Da nuclei tradizionali a micro-famiglie
Le famiglie italiane continueranno a frammentarsi, con un aumento delle famiglie unipersonali e una diminuzione delle coppie con figli. Entro il 2043, si prevede un aumento del 15% delle famiglie unipersonali, con una crescita più marcata tra le donne. Le coppie senza figli supereranno progressivamente quelle con figli, indicando un cambiamento strutturale nelle dinamiche familiari.
Questo processo di frammentazione è legato all’invecchiamento della popolazione, alla bassa natalità e all’instabilità coniugale. Le persone sole, in particolare gli anziani, avranno bisogno di un supporto maggiore, con implicazioni significative per le politiche sociali e sanitarie.
Cosa serve per un futuro demografico sostenibile?
Il futuro demografico dell’Italia presenta sfide complesse e interconnesse. La diminuzione della popolazione, l’invecchiamento accelerato e la frammentazione delle famiglie richiedono interventi strategici per garantire un equilibrio socio-economico sostenibile. Guardando avanti, la domanda principale è: come invertire la tendenza? Le risposte possono essere molteplici. Incentivi economici, supporti diretti alle famiglie, politiche di conciliazione vita-lavoro, ma anche un cambio di paradigma culturale che valorizzi la famiglia e la genitorialità.

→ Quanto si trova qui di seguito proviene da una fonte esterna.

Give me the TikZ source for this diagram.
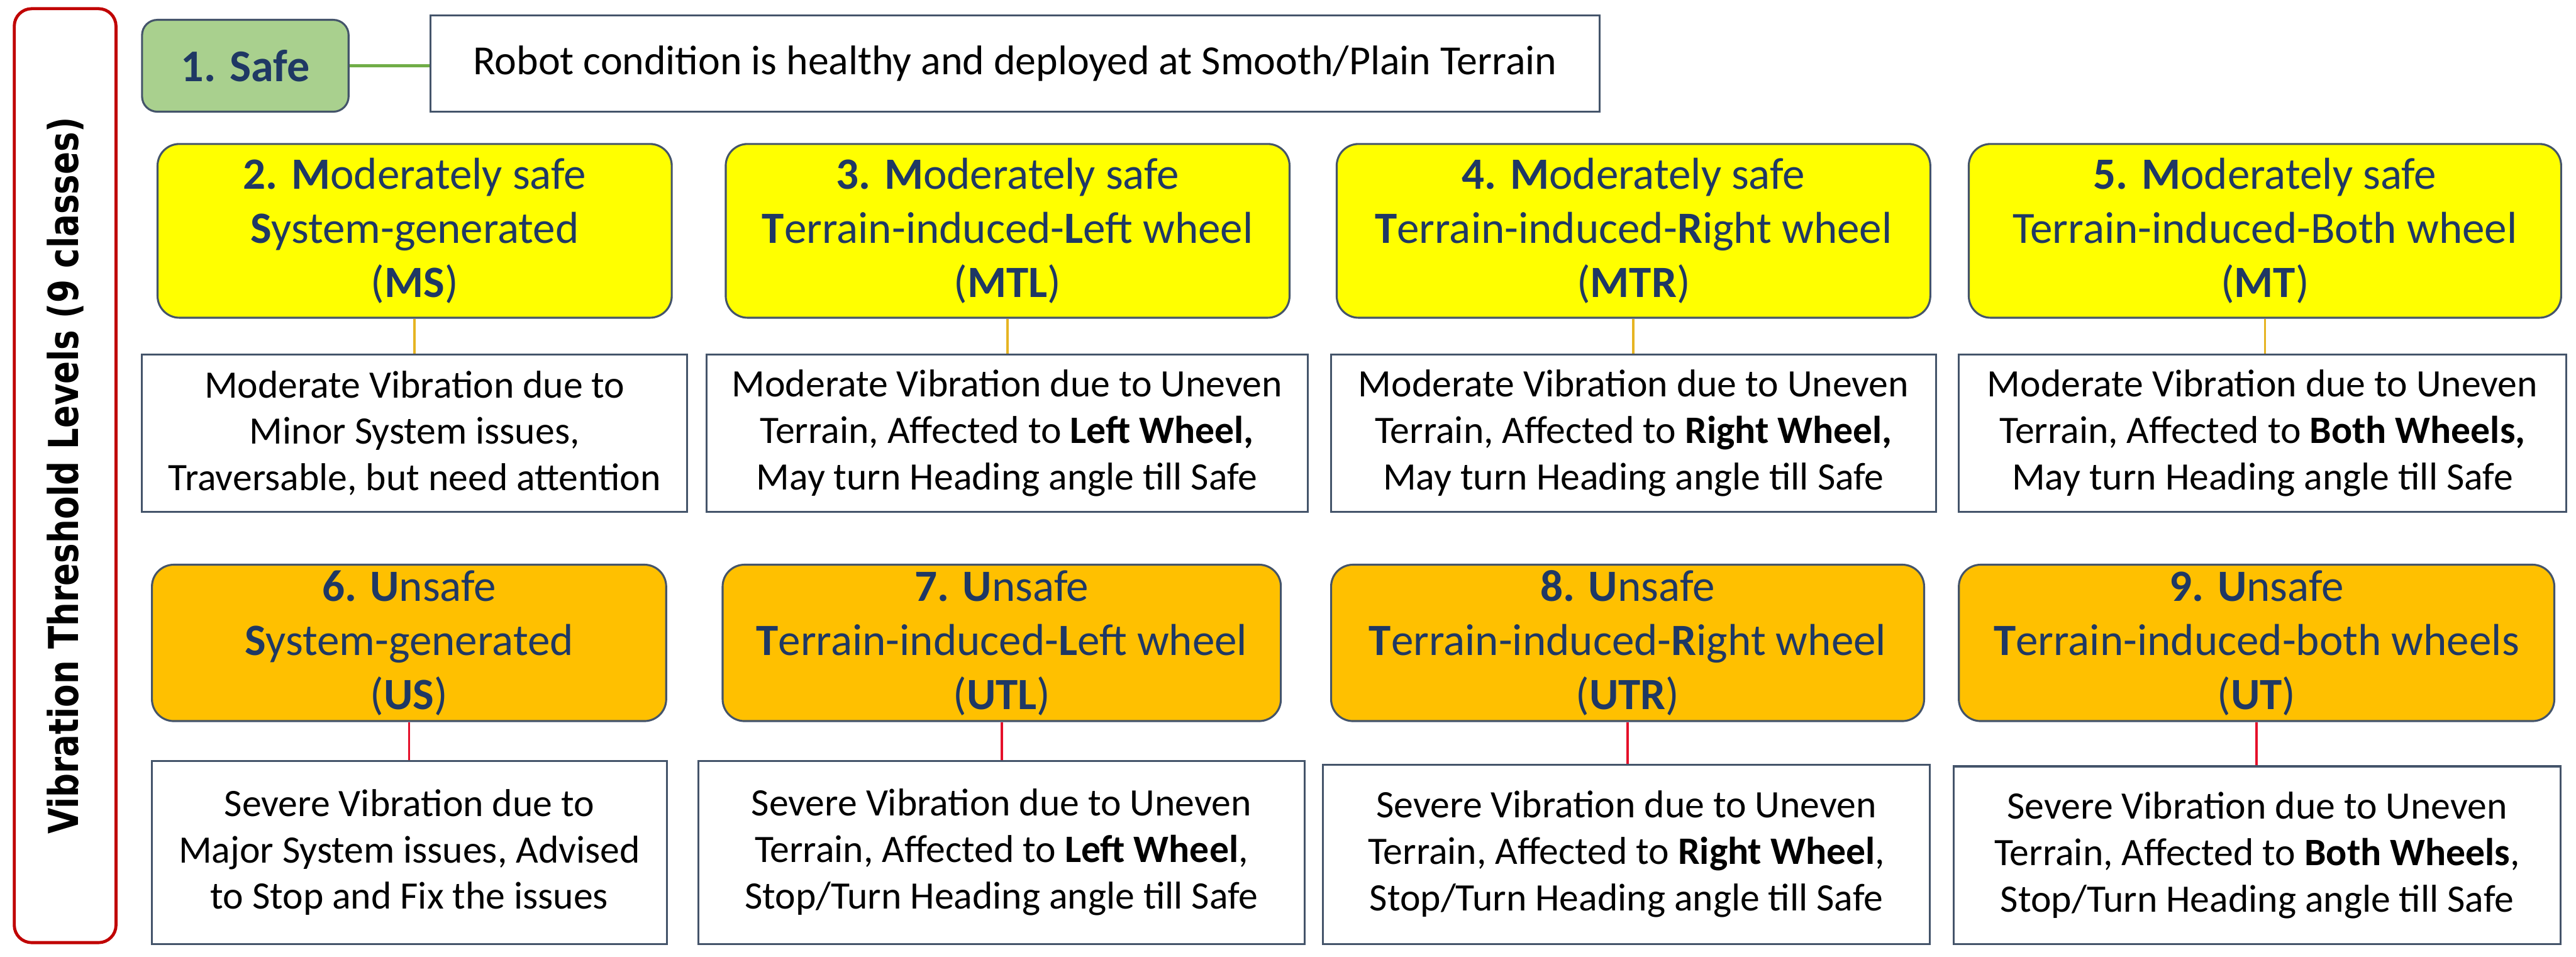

Le misure di sostegno alla famiglia, come l’assegno unico universale, rappresentano un tentativo concreto di alleviare il peso economico associato alla crescita dei figli. Questi strumenti sono progettati per ridurre le barriere economiche e supportare le famiglie nella loro decisione di avere più figli. Inoltre, politiche che favoriscono la partecipazione delle donne al mercato del lavoro e migliorano la conciliazione tra vita lavorativa e familiare sono essenziali per creare un ambiente più favorevole alla natalità.
Tuttavia, il successo di queste politiche dipende dalla loro capacità di rispondere alle reali esigenze delle famiglie e di adattarsi alle dinamiche socio-economiche in evoluzione.